With an opposition party in such shape, one does not really need a “chanakya” to strategize for the CM (Patnaik has an over-rated one). The circus around the current General Elections have reinforced my belief in the two-party system. However, Orissa desperately needs a Third Front to prevent further damage to the state. The consequences of having a non-existent opposition are as follows:

- A 11-year old alliance partner is dumped in the face of an opportunistic possibility of a solo government. A big bully arrangement is put forward with the sole objective of humiliating the alliance partner into separation.

- Any pretensions of political scruples are thrown to the winds and last-minute rebel congressmen are not just welcomed but also rewarded with prestigious constituencies.

- A third term by the same government shall ensure there is no political will (or ability) to confront the Maoist menace. Senior law-makers privately concede numerous districts are not in state control. We shall soon grapple with an insurgency situation akin to the North-East.

- The state shall continue to languish at the bottom of the per-capita income charts. I mention this AFTER Law & Order because rule of law is something we have lost only in the last decade and might do so irrecoverably but for rapid damage control. The current state government’s definition of “governance” is restricted to suspending civil servants and cops for alleged misdemeanour.

- Lastly, it pains me to see dictatorial dynasty rule in one’s home state. While it might be argued that every regional party comprises one master surrounded by mass subservience, most states run by regional parties have strong opposing forces who act as a counter weight. In the absence of such a phenomenon in Orissa, complete anarchy prevails.

In my view, the BJD shall form the next government in Orissa and shall also be part of ANY central government formation. Alas, one is not spoilt for choice. I seriously hope we soon have a young leader with mass appeal who shall take up the cudgels of building the state before it degenerates to a point of no return.

Wednesday, March 25, 2009

Leagues Apart

The elections have claimed an unlikely victim in the shape of IPL.

The setting had all the makings of a potboiler. A wealthy industrialist with strong links to a BJP CM stumbles upon cricket administration (there is indirect spice around the CM links too which the media chooses not to report). The CM is overthrown and her lackeys face the heat from all sides. Bureaucrats, whose fate the larger-than-life cricket administrator once presided over, humiliate him on home turf in the local cricke body elections. The ruling party turns the knife by ensuring “its” state governments throw up their hands in despair citing security concerns. The proverbial last straw comes when the BCCI President, a hitherto ally of the ruling party switches camps before the elections.

So whichever way you look at it, the IPL and the General Elections were badly entangled well before the controversy around security began.

- Could the outcome have been any different if Sharad Pawar was part of a Congress-led alliance ?


- Who is guilty of being more pig-headed?
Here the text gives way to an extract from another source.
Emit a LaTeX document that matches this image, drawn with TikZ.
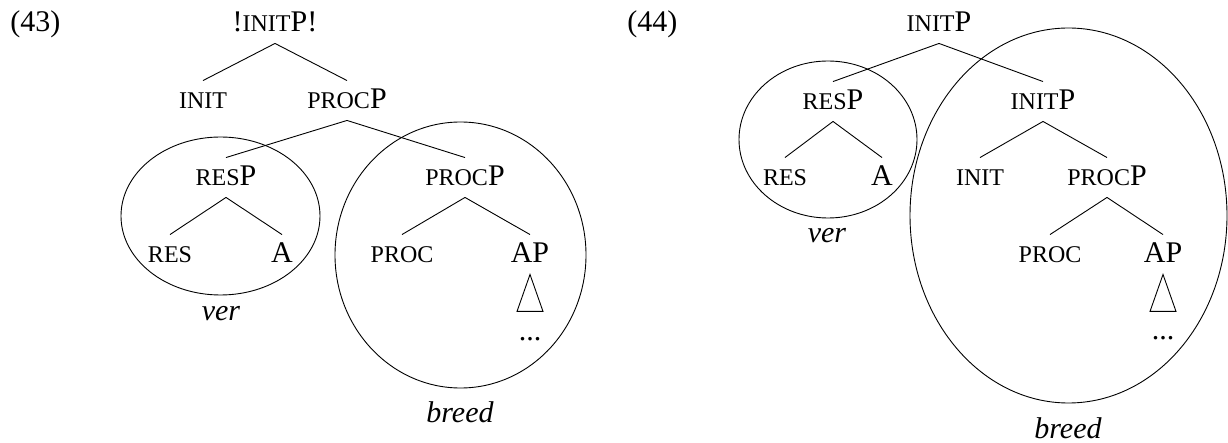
\documentclass[tikz,border=0pt]{standalone}
\usepackage{fontspec}
\setmainfont{Liberation Serif}
\usepackage{tikz}

\newcommand{\smc}[1]{{\fontsize{24pt}{24pt}\selectfont #1}}

\begin{document}
\begin{tikzpicture}[x=1pt, y=-1pt, line width=0.9pt,
    every node/.style={anchor=base, font=\fontsize{30pt}{30pt}\selectfont,
      text height=20pt, text depth=3pt, inner xsep=0pt, inner ysep=8pt}]
  \useasboundingbox (0,0) rectangle (1228,443);

  % (43)
  \node[anchor=base west] (exL) at (10,32){(43)};
  \node (rootL) at (275,32){!\smc{INIT}P!};
  \node (initL) at (203,109){\smc{INIT}};
  \node (procPL) at (347,109){\smc{PROC}P};
  \node (resPL) at (226,186){\smc{RES}P};
  \node (resL) at (170,263){\smc{RES}};
  \node (aL) at (282,263){A};
  \node (procPPL) at (465,186){\smc{PROC}P};
  \node (procL) at (402,263){\smc{PROC}};
  \node (apL) at (530,263){AP};
  \node (dotsL) at (530,341){...};
  \node (verL) at (221,320){\itshape ver};
  \node (breedL) at (460,422){\itshape breed};
  \draw (rootL.south)--(initL.north);
  \draw (rootL.south)--(procPL.north);
  \draw (procPL.south)--(resPL.north);
  \draw (procPL.south)--(procPPL.north);
  \draw (resPL.south)--(resL.north);
  \draw (resPL.south)--(aL.north);
  \draw (procPPL.south)--(procL.north);
  \draw (procPPL.south)--(apL.north);
  \draw (apL.south) -- ++(-13,37) -- ++(26,0) -- cycle;
  \draw (220.5,216) ellipse [x radius=99.5pt, y radius=79pt];
  \draw (460.5,255) ellipse [x radius=125.5pt, y radius=133pt];

  % (44)
  \node[anchor=base west] (exR) at (627,32){(44)};
  \node (rootR) at (939,32){\smc{INIT}P};
  \node (resPR) at (833,110){\smc{RES}P};
  \node (resR) at (785,186){\smc{RES}};
  \node (aR) at (882,186){A};
  \node (initPR) at (1043,110){\smc{INIT}P};
  \node (initR) at (980,186){\smc{INIT}};
  \node (procPR) at (1107,186){\smc{PROC}P};
  \node (procR) at (1050,263){\smc{PROC}};
  \node (apR) at (1163,263){AP};
  \node (dotsR) at (1163,340){...};
  \node (verR) at (827,243){\itshape ver};
  \node (breedR) at (1068,438){\itshape breed};
  \draw (rootR.south)--(resPR.north);
  \draw (rootR.south)--(initPR.north);
  \draw (resPR.south)--(resR.north);
  \draw (resPR.south)--(aR.north);
  \draw (initPR.south)--(initR.north);
  \draw (initPR.south)--(procPR.north);
  \draw (procPR.south)--(procR.north);
  \draw (procPR.south)--(apR.north);
  \draw (apR.south) -- ++(-13,37) -- ++(26,0) -- cycle;
  \draw (828,139.5) ellipse [x radius=89pt, y radius=78.5pt];
  \draw (1068.5,215.5) ellipse [x radius=158.5pt, y radius=187.5pt];
\end{tikzpicture}
\end{document}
The IPL for being inflexible about dates or the Govt about security arrangements?


- Is it really so much of a shame if the Government of the world’s largest democracy wishes to deploy all available security resources for the elections?


- Before Wimbledon 2009 begins, preparations for the 2010 tourney are already underway. Do we believe the organizers would shift to Roland Garros if there were serial blasts in London a week before Wimbledon or would they scrap the year's tournament altogether? The IPL may not be a century-old tradition but shifting to South Africa has ensured nothing around it will ever be considered sacrosanct.


- If the IPL had to be played for the benefit of TV audiences, could we not have arrived at a compromise solution where all matches were played in a single (Indian) City??


- Was the threat to shift to SA a mere mind-game which flopped when Chidambaram refused to take the bait?

For once, I do not have a strong opinion but numerous unanswered questions and mild views around some of them. However, the “Indian” Premier League beamed live from South Africa certainly is one big farce. But then, if Manmohan Singh could be a Rajya Sabha MP from Assam, I guess IPL has extended the same logic albeit in a slightly warped manner. Security concerns are being positioned as a political stance because those killed in the attack on the Lankan cricketers were faceless policemen. If a single international cricketer had been killed, the fraternity would have been numbed into a far more balanced response.

Friday, March 13, 2009

The Mahatma of Good Times

There is much hullabaloo over Gandhi’s possessions being bought by a liquor baron thereby denigrating the core of Gandhian values. The chattering classes engage in yet another attempt at puritanical ideology over pragmatism. As with everything else, the blame has been squarely pointed at the doors of the government. I am not the greatest fan of Ambika Soni (or the UPA Govt) but assuming there was a (covert) Govt hand in the auction, what real choice did they have? The same folks would have been baying for its blood for letting such "valuable symbols of national prestige" stay in the hands of foreigners. There would have been various symbolic interpretations by journalists clamouring to make the maximum intellectual impact with perverse theories. Can any government afford it, least of all in an election year?

- Journalists are better off directing their energy at how items as personal as slippers found their way into the hands of materialistic collectors. In all likelihood, it is the (extended) family which brought shame to the legacy.

- If we wish to liberate the government of the day from such avoidable compulsions, maybe its time we stopped making such a big deal out of anything to do with Gandhi. If we were unaware of these suddenly valuable belongings residing overseas all these years, why raise such a storm now? I would also argue a lot of the principles Gandhi stood for is less meaningful today and often borders on being impractical. (Anyone residing in Gujarat would point to the futility of prohibition) In my own attempt at being intellectually perverse (a la numerous columnists) let me propound a theory that a liquor baron paying for Gandhi’s personal items publicly signals the end of the topical relevance of Gandhian values .

- If I were Ambika Soni though, I would have arranged for Nusli Wadia to bid for the items. What can make for better PR than Jinnah’s grandson getting the Mahatma’s spectacles back to India??? The publicists could have spun a whole new story around a new era in cross-border relations. Amar Singh too missed an opportunity for a trademark stunt. Munnabhai standing up for Gandhian pride would have set the Lucknow electorate on fire what with Gandhigiri being an official poll strategy for the convicted actor. But then again the media would have screamed itself hoarse at the grave injustice to the legacy with an Arms Act convict successfully bidding for goods that belonged to the ultimate purveyor of non violence.